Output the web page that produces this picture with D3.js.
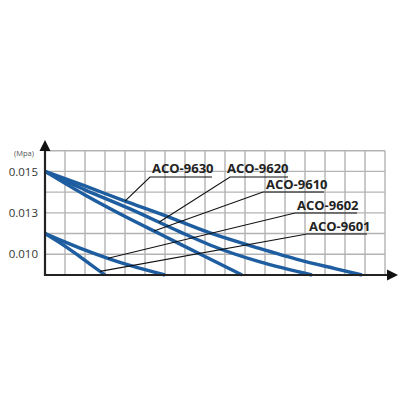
<!DOCTYPE html>
<html><head><meta charset="utf-8">
<script src="https://cdn.jsdelivr.net/npm/d3@7"></script>
<style>body{margin:0;background:#fff}svg{display:block}</style>
</head><body>
<svg id="c" width="400" height="400"></svg>
<script>
// grid units: x 0..17 columns, y 0..6 rows
const seriesNames = ["ACO-9630","ACO-9620","ACO-9610","ACO-9602","ACO-9601"];
const xA = [0,2,4,6,8.25,10.5,12.75,14.5,15.85];
const yA = [5,4.30,3.57,2.87,2.03,1.35,0.72,0.31,0];
const xB = [0,2,4.25,6.75,8.25,10.75,13.35];
const yB = [5,4.11,3.19,2.08,1.45,0.63,0];
const xC = [0,2,4.25,5.75,7.75,9.85];
const yC = [5,3.86,2.70,1.98,1.01,0];
const xD = [0,1.75,3.25,4.25,6];
const yD = [2,1.30,0.77,0.46,0];
const xE = [0,0.75,1.5,2.25,3];
const yE = [2,1.55,1.06,0.53,0];
const tickPos = [5,3,1];
const tickLabels = ["0.015","0.013","0.010"];
const unitLabel = "(Mpa)";
const leaderX = [4.0,5.7,5.45,3.15,2.75];

const svg = d3.select("#c");
const x = d3.scaleLinear().domain([0,17]).range([45,385]);
const y = d3.scaleLinear().domain([0,6]).range([275,150.7]);

// grid
const g = svg.append("g");
g.selectAll(".v").data(d3.range(1,18)).enter().append("line")
  .attr("x1",d=>x(d)).attr("x2",d=>x(d)).attr("y1",y(0)).attr("y2",y(6))
  .attr("stroke","#b3b3b3").attr("stroke-width",1.4);
g.selectAll(".h").data(d3.range(1,7)).enter().append("line")
  .attr("x1",x(0)).attr("x2",x(17)).attr("y1",d=>y(d)).attr("y2",d=>y(d))
  .attr("stroke","#b3b3b3").attr("stroke-width",1.4);

// curves
const data = [[xA,yA],[xB,yB],[xC,yC],[xD,yD],[xE,yE]].map(([xs,ys])=>xs.map((v,i)=>[v,ys[i]]));
const line = d3.line().x(d=>x(d[0])).y(d=>y(d[1])).curve(d3.curveMonotoneX);
svg.append("g").selectAll("path").data(data).enter().append("path")
  .attr("d",line).attr("fill","none").attr("stroke","#1d5da0").attr("stroke-width",3.4);

// axes
svg.append("line").attr("x1",x(0)).attr("x2",390).attr("y1",y(0)).attr("y2",y(0))
  .attr("stroke","#222").attr("stroke-width",2.2);
svg.append("path").attr("d","M387,269.5L398,275L387,280.5Z").attr("fill","#111");
svg.append("line").attr("x1",x(0)).attr("x2",x(0)).attr("y1",y(0)+1).attr("y2",148)
  .attr("stroke","#222").attr("stroke-width",2.2);
svg.append("path").attr("d","M39.5,151L45,140L50.5,151Z").attr("fill","#111");

// tick labels
svg.append("g").selectAll("text").data(tickPos).enter().append("text")
  .attr("x",38).attr("y",d=>y(d)).attr("dy","0.36em").attr("text-anchor","end")
  .attr("font-family","Open Sans").attr("font-size",11.5).attr("fill","#333")
  .text((d,i)=>tickLabels[i]);
svg.append("text").attr("x",14).attr("y",156).attr("font-family","Open Sans")
  .attr("font-size",7.5).attr("fill","#555").text(unitLabel);

// labels with leaders
const labelPos = [[152,173,150,177,212],[227,173,230,177,288],[266,189,263,192,324],[297,210,295,213,357],[309,231,307,234,367]];
function interp(s,xv){const d=data[s];for(let i=1;i<d.length;i++){if(xv<=d[i][0]){const t=(xv-d[i-1][0])/(d[i][0]-d[i-1][0]);return d[i-1][1]+t*(d[i][1]-d[i-1][1]);}}return 0;}
seriesNames.forEach((n,i)=>{
  const p = labelPos[i];
  svg.append("polyline")
    .attr("points",`${x(leaderX[i])},${y(interp(i,leaderX[i]))} ${p[2]},${p[3]} ${p[4]},${p[3]}`)
    .attr("fill","none").attr("stroke","#111").attr("stroke-width",1.1);
  svg.append("text").attr("x",p[0]).attr("y",p[1]).attr("font-family","Open Sans")
    .attr("font-weight","bold").attr("font-size",13).attr("fill","#222").text(n);
});
</script>
</body></html>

********

§ **Given request**:
For the listing above, identify each line bearing "with".

§ **Written solution**:
Output the web page that produces this picture with D3.js.
// labels with leaders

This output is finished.